Saints wide receiver Michael Thomas leads the NFL in receptions (94) and receiving yards (1,141). The next closest player in receptions is DeAndre Hopkins with 75 and Mike Evans is second in yards with 993.
Panthers No. 1 cornerback James Bradberry is coming off one of two annual matchups against Julio Jones – considered by many to be the most talented wideout in the NFL. He's already faced Evans twice and he battled Hopkins earlier in the year.
Now he's got a Week 12 matchup against Thomas, who is on pace to break Marvin Harrison's record for catches in a single season (143). He's also riding a four-game streak with at least eight receptions and 100 receiving yards. Only three players (Isaac Bruce, Anquan Boldin and Calvin Johnson) have done that in five consecutive games.
"There's a reason why he's one of the best in the league," head coach Ron Rivera said of Thomas.
Consider this: Thomas leads the NFL in targets with 114, and he also leads all wide receivers in catch rate at 82.5 percent.
"I know he's going to get the ball," Bradberry said. "That's their main guy. He makes their offense go."
Quarterback Drew Brees looks to Thomas often, and he almost always delivers.
"I think the biggest thing that he does that the really, really good receivers do, is they go get the ball," Rivera said. "He runs good routes, he runs ahead of people, but he goes to get the ball. He doesn't let the ball come to him. That's a quarterback's best friend."
Here's Bradberry's assessment of the 6-foot-3, 212-pound wideout: "He's a big-bodied receiver with a huge catch radius. Strong hands. And then you add in the fact that he has Drew Brees, who throws a very accurate pass. That makes (Thomas) more dangerous."
Saints head coach Sean Payton also makes Thomas more dangerous with the variety of ways he'll look to involve the former first-round pick. Thomas lines up at multiple locations and his route tree has expanded over the years.
"They do a good job of finding ways to get him the rock, whether it's lining him up at 1, 2, 3 or motioning him to get guys off of him in the press," safety Tre Boston said. "They find ways to get Mike Thomas the ball. But for us, we have a guy in James Bradberry who we trust every time."

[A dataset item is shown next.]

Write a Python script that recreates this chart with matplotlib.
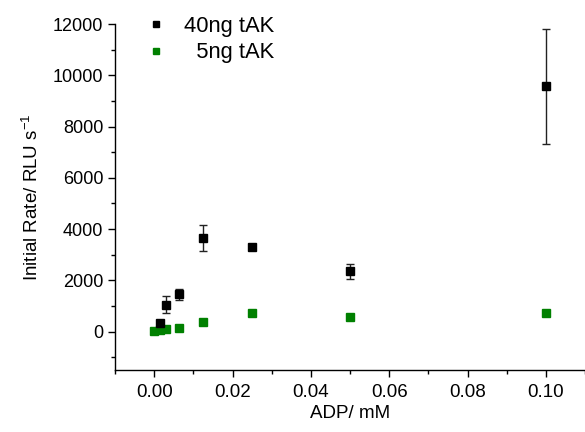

Bradberry has a very respectable record against Thomas. In six regular season meetings against Carolina, Thomas has been held under 100 yards and with no more than seven catches. He did go off for 131 yards in that 2017 Wild Card playoff.
Last year, Thomas finished with 49 yards in the first outing and just 29 in the second matchup.
Combine that with his impressive record against other NFC South rivals Jones and Evans, and Bradberry, who has been at a Pro Bowl caliber level this season, has reason to feel pretty good about his standing.
"You want to earn their respect when you against those guys," Bradberry said.
The former second-round pick from Samford has done that through the course of four seasons, and his team counts on him to rise to the occasion in these headline one-on-one matchups.
Evans, the rival from Tampa Bay, went out of his way to give Bradberry his due earlier this year. So too did San Francisco cornerback Richard Sherman, a player Bradberry looked up to when he was refining his game at the college level.
"Richard Sherman said he respected my game after we played them. That meant a lot," Bradberry said. "He's one of the OG's in the game. I watched a lot of film on him coming out of college."
Sherman can relate to what Bradberry goes through week to week. The life of a No. 1 corner can feel unrelenting at times, especially when you've got Julio Jones and Michael Thomas in back-to-back games.
"Thomas always does the Popeye arm thing – that's what I call it," Bradberry said of Thomas' signature celebration. "My whole goal is to make sure I don't get the Popeye arm."
Bradberry knows the spotlight will be on him. And he's planning to flex his own muscles on Sunday.